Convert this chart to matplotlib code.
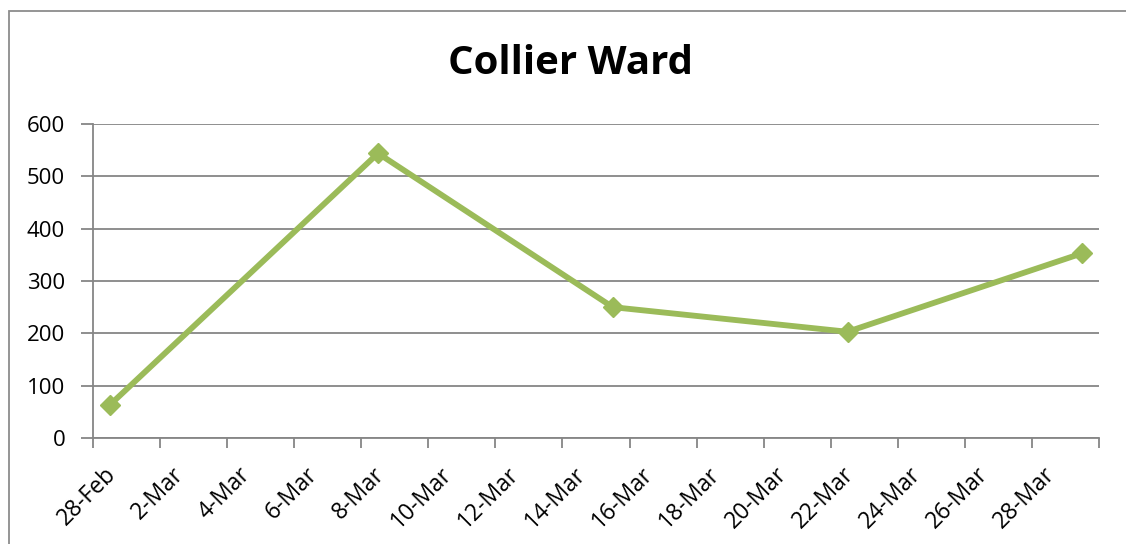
import pandas as pd
import matplotlib.pyplot as plt
import matplotlib.dates as mdates
from matplotlib.patches import Rectangle
from matplotlib.transforms import ScaledTranslation, blended_transform_factory

plt.rcParams.update({'font.family': ['Open Sans', 'DejaVu Sans']})

# data
dates = ['2015-02-28', '2015-03-08', '2015-03-15', '2015-03-22', '2015-03-29']
values = [63, 544, 250, 203, 353]
title = 'Collier Ward'

x = mdates.date2num(pd.to_datetime(dates)) + 0.5  # points sit in the middle of the day slot
start = mdates.date2num(pd.Timestamp('2015-02-28'))
end = mdates.date2num(pd.Timestamp('2015-03-30'))

fig = plt.figure(figsize=(11.26, 5.44), dpi=100)
ax = fig.add_axes([93/1126, 1-438/544, (1099-93)/1126, (438-124)/544])

grey = '#868686'
ax.plot(x, values, color='#9BBB59', lw=4.2, marker='D', ms=10.5, zorder=3)

ax.set_xlim(start, end)
ax.set_ylim(0, 600)
ax.set_yticks(range(0, 601, 100))
ax.grid(axis='y', color=grey, lw=1.3)
ax.set_axisbelow(True)

ticks = [start + 2*i for i in range(16)]
ax.set_xticks(ticks)
ax.set_xticklabels([])
# rotated date labels, drawn as text so they can be nudged like Excel places them
trans = blended_transform_factory(ax.transData, ax.transAxes) + \
    ScaledTranslation(20/100, -33/100, fig.dpi_scale_trans)
for t in ticks[:-1]:
    d = mdates.num2date(t)
    ax.text(t, 0, f"{d.day}-{d.strftime('%b')}", transform=trans, rotation=45,
            ha='right', va='center', rotation_mode='anchor', fontsize=16.5, clip_on=False)

for s in ['top', 'right']:
    ax.spines[s].set_visible(False)
for s in ['left', 'bottom']:
    ax.spines[s].set_color(grey)
    ax.spines[s].set_linewidth(1.3)
ax.tick_params(axis='x', length=7, width=1.3, color=grey)
ax.tick_params(axis='y', length=9, width=1.3, color=grey, labelsize=16, pad=11)

fig.text(570/1126, 1-63/544, title, ha='center', va='center', fontsize=29, fontweight='bold')

# outer chart border
fig.patches.append(Rectangle((9/1126, -0.5), 2, 1.5 - 11/544, transform=fig.transFigure,
                             fill=False, ec='#8c8c8c', lw=1.3))

fig.savefig('out.png', dpi=100)
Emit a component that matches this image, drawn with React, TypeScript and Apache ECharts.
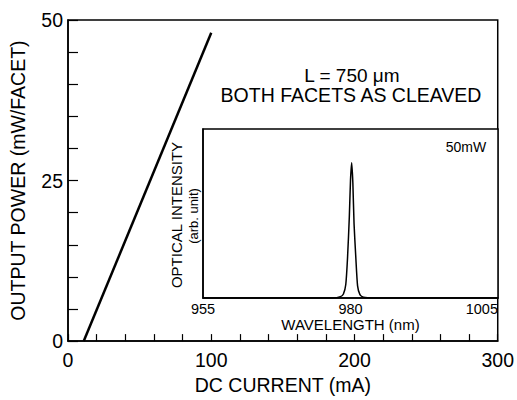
import React, { useEffect, useRef } from "react";
import * as echarts from "echarts";

const currentMA = [11, 100];
const powerMW = [0, 48];

const wavelengthNM = [955, 977.0, 978.3, 978.8, 979.2, 979.5, 979.8, 980.0, 980.2, 980.4, 980.6, 980.9, 981.2, 981.6, 982.2, 984, 1005];
const intensity = [0, 0, 0.01, 0.03, 0.1, 0.3, 0.6, 0.87, 1.0, 0.85, 0.55, 0.3, 0.09, 0.025, 0.005, 0, 0];

const mainXTicks = [0, 100, 200, 300];
const mainYTicks = [0, 25, 50];

const FONT = "Liberation Sans, Arial, Helvetica, sans-serif";

export default function App() {
  const ref = useRef<HTMLDivElement>(null);
  useEffect(() => {
    if (!ref.current) return;
    const chart = echarts.init(ref.current, null, { renderer: "svg" });
    const mainData = currentMA.map((c, i) => [c, powerMW[i]]);
    const specData = wavelengthNM.map((w, i) => [w, intensity[i]]);
    chart.setOption({
      animation: false,
      backgroundColor: "#fff",
      textStyle: { fontFamily: FONT, color: "#000" },
      grid: [
        { left: 67, top: 20, right: 14, bottom: 51, show: true, borderColor: "#000", borderWidth: 1.5, backgroundColor: "transparent" },
        { left: 203, top: 129, right: 19, bottom: 102, show: true, borderColor: "#000", borderWidth: 1.5, backgroundColor: "#fff" },
      ],
      xAxis: [
        {
          type: "value", gridIndex: 0, min: 0, max: 300, interval: 20,
          axisLine: { lineStyle: { color: "#000", width: 1.5 } },
          axisTick: { inside: true, length: 7, lineStyle: { color: "#000", width: 1.2 } },
          splitLine: { show: false },
          axisLabel: {
            color: "#000", fontSize: 19.5, fontFamily: FONT, margin: 9,
            formatter: (v: number) => (mainXTicks.includes(v) ? String(v) : ""),
          },
          name: "DC CURRENT (mA)", nameLocation: "middle", nameGap: 33,
          nameTextStyle: { color: "#000", fontSize: 19.5, fontFamily: FONT },
        },
        {
          type: "value", gridIndex: 1, min: 955, max: 1005, interval: 25,
          axisLine: { lineStyle: { color: "#000", width: 1.5 } },
          axisTick: { show: false },
          splitLine: { show: false },
          axisLabel: {
            color: "#000", fontSize: 14.5, fontFamily: FONT, margin: 3, alignMaxLabel: "right",
            formatter: (v: number) => String(v),
          },
          name: "WAVELENGTH (nm)", nameLocation: "middle", nameGap: 19,
          nameTextStyle: { color: "#000", fontSize: 15, fontFamily: FONT },
        },
      ],
      yAxis: [
        {
          type: "value", gridIndex: 0, min: 0, max: 50, interval: 5,
          axisLine: { lineStyle: { color: "#000", width: 1.5 } },
          axisTick: { inside: true, length: 10, lineStyle: { color: "#000", width: 1.2 } },
          splitLine: { show: false },
          axisLabel: {
            color: "#000", fontSize: 19.5, fontFamily: FONT, margin: 5,
            formatter: (v: number) => (mainYTicks.includes(v) ? String(v) : ""),
          },
          name: "OUTPUT POWER (mW/FACET)", nameLocation: "middle", nameGap: 40, nameRotate: 90,
          nameTextStyle: { color: "#000", fontSize: 19.5, fontFamily: FONT },
        },
        {
          type: "value", gridIndex: 1, min: 0, max: 1.25,
          axisLine: { lineStyle: { color: "#000", width: 1.5 } },
          axisTick: { show: false },
          splitLine: { show: false },
          axisLabel: { show: false },
        },
      ],
      graphic: [
        { type: "text", x: 352, y: 75, style: { text: "L = 750 \u03bcm", fontSize: 19, fontFamily: FONT, fill: "#000", align: "center", verticalAlign: "middle" } },
        { type: "text", x: 351, y: 95, style: { text: "BOTH FACETS AS CLEAVED", fontSize: 19.5, fontFamily: FONT, fill: "#000", align: "center", verticalAlign: "middle" } },
        { type: "text", x: 466, y: 147, style: { text: "50mW", fontSize: 14, fontFamily: FONT, fill: "#000", align: "center", verticalAlign: "middle" } },
        {
          type: "text", x: 176, y: 215, rotation: Math.PI / 2,
          style: { text: "OPTICAL INTENSITY", fontSize: 15, fontFamily: FONT, fill: "#000", align: "center", verticalAlign: "middle" },
        },
        {
          type: "text", x: 193, y: 216, rotation: Math.PI / 2,
          style: { text: "(arb. unit)", fontSize: 13, fontFamily: FONT, fill: "#000", align: "center", verticalAlign: "middle" },
        },
      ],
      series: [
        {
          type: "line", xAxisIndex: 0, yAxisIndex: 0, data: mainData, showSymbol: false,
          lineStyle: { color: "#000", width: 2.5 },
        },
        {
          type: "line", xAxisIndex: 1, yAxisIndex: 1, data: specData, showSymbol: false, smooth: 0.2,
          lineStyle: { color: "#000", width: 1.5 },
        },
      ],
    });
    return () => chart.dispose();
  }, []);
  return <div ref={ref} style={{ width: 517, height: 400, position: "absolute", left: 0, top: 0 }} />;
}
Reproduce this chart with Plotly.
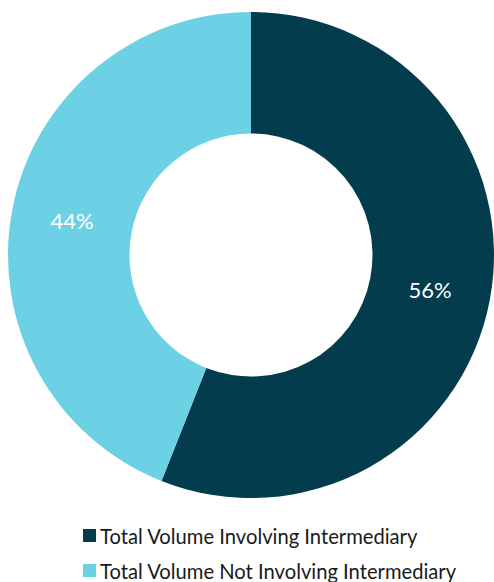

== Work to be completed ==
In how many lines of the data does the string "drawn" appear? Give only the number.

== Solved problem ==
2